PROBLEM: Take every line that has the string "this" and copy it out.

EXCERPTED DATA:
_ _ _

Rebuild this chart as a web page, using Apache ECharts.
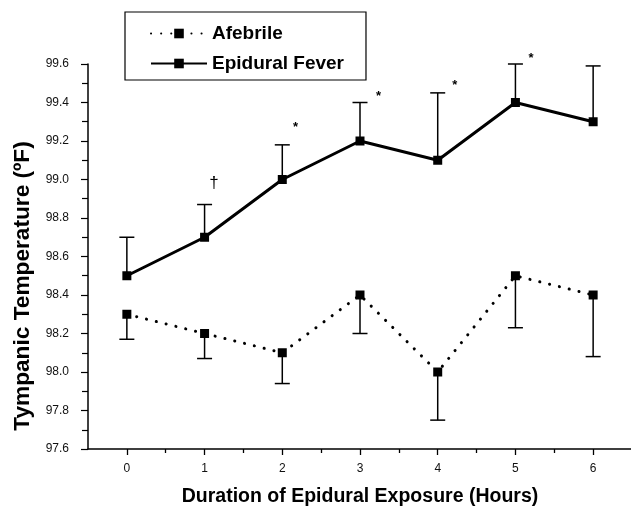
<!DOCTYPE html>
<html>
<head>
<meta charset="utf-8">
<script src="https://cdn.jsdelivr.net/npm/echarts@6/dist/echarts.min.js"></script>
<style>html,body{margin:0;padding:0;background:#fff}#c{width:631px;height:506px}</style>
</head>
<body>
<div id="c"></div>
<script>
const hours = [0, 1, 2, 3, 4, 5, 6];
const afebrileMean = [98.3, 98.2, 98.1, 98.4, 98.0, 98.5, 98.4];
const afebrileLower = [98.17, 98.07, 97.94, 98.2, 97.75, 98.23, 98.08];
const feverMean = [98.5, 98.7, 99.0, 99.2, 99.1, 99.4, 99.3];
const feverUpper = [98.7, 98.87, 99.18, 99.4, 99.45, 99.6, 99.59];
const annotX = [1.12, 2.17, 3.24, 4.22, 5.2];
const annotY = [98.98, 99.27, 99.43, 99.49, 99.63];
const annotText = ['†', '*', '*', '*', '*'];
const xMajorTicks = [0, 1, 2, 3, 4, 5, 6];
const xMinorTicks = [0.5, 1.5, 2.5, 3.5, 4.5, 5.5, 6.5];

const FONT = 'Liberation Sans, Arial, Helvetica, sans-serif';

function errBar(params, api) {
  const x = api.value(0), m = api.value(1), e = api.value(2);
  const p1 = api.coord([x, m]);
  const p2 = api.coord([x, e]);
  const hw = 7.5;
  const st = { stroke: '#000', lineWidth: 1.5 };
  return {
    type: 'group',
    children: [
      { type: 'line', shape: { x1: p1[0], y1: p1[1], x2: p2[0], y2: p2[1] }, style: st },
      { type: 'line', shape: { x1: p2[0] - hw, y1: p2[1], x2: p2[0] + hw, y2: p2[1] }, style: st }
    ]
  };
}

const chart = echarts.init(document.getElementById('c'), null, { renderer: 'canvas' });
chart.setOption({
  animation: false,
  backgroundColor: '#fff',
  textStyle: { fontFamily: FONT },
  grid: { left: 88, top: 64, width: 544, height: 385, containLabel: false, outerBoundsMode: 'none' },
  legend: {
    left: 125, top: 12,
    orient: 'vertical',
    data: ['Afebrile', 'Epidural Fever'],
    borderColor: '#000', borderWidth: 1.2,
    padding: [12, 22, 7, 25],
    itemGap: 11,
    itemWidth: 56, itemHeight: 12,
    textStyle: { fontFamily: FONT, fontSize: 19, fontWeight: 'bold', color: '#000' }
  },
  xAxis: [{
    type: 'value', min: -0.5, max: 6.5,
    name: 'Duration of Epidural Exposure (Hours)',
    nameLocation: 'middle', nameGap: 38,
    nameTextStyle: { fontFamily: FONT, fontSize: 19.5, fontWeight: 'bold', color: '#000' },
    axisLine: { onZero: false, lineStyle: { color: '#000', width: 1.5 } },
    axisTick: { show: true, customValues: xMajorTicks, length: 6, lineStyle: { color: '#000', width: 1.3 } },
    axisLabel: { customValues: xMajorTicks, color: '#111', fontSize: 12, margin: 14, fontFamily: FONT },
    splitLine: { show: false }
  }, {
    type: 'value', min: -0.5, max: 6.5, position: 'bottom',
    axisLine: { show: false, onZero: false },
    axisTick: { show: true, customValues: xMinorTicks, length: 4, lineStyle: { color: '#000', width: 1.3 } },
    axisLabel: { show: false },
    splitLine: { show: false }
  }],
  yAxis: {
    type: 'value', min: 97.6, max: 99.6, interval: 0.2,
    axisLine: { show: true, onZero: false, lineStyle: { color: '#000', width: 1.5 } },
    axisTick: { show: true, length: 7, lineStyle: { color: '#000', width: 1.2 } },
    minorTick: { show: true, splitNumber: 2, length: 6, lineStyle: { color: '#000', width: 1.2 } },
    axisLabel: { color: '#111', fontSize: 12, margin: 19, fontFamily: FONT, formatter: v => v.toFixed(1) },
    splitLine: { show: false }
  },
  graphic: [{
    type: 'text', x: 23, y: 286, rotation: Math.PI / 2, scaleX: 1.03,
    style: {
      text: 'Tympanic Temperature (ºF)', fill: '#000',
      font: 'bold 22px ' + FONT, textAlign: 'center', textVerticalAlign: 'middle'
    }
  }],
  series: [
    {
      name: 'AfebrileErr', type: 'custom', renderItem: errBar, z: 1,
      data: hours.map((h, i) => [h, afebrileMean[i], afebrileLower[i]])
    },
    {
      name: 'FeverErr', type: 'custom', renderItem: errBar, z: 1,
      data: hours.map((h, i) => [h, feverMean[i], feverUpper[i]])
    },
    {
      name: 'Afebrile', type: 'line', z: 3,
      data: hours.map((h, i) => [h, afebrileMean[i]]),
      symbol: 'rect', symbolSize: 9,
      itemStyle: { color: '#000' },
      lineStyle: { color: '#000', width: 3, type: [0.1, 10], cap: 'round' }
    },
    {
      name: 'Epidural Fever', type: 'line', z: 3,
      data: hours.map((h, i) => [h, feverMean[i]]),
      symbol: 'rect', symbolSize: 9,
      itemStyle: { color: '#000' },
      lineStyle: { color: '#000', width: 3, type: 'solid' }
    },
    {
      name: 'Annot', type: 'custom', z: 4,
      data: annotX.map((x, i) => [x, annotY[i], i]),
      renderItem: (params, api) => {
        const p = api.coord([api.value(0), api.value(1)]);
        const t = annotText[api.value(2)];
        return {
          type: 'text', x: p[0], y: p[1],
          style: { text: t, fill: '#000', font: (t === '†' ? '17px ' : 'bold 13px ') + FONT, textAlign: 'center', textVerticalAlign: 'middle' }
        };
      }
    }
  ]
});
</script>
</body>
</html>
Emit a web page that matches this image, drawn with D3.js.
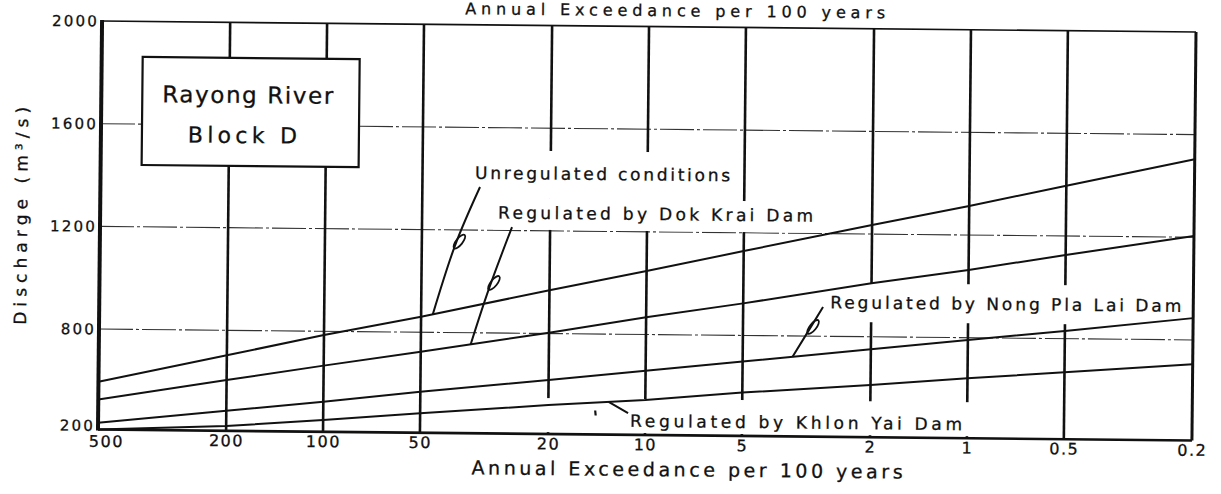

_ _ _

OUTPUT OF THE EXERCISE:
Rebuild this chart as a web page, using Apache ECharts.
Emit a web page that matches this image, drawn with D3.js.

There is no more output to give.